As the guests on the show explained, I considered myself to be "popular," I was tall, not overweight and kept up with the "latest fashions." I was in Honor Society and active in every extra curriculum possible (ranging, yes, from horses to swim team to speech and debate). But I was also hunky dory with the nerds, the jocks, the cowboys, the good girls. I loved everyone, but I can't say that everyone loved my opinion and my tendencies to speak out in things I believed in. :-)
At college and in the film program I was enrolled at at USC, I felt I spoke my mind so that those good girls can hopefully release what's on their mind in a positive exchange. One of the serious backlashes to my outspokeness in my film classes, however, was that I quickly was labeled a "feminist" and therefore people considered me completely opposed and biased to convetional forms of media.
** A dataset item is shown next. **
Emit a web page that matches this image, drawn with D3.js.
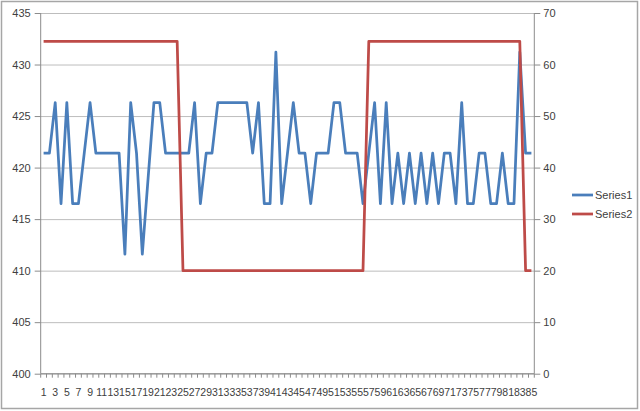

I will say that at college, possibly one of the most conformist, non-individualistic programs at USC was the Greek Life. Fraternities may work, but sororities definitely don't. I found them to be the epitome of sisterhood gone wrong--they dressed the same, chose the same major, overdrank and overdrugged themselves, and all took to the same techniques to please their boyfriends. Sigh.
Enough about me, I wanted to post a question for Ms. Simmons: can she please elaboarte on how she feels that this complex that young girls are still experiencing today is specific only to girls and not boys? How is this an engendered complex still?
Secondly, what kind of remedy or recommendation can Ms. Simmons provide for the girls themselves and any parents who get a hold of her book?
Overall, a great topic, thanks Think Outloud!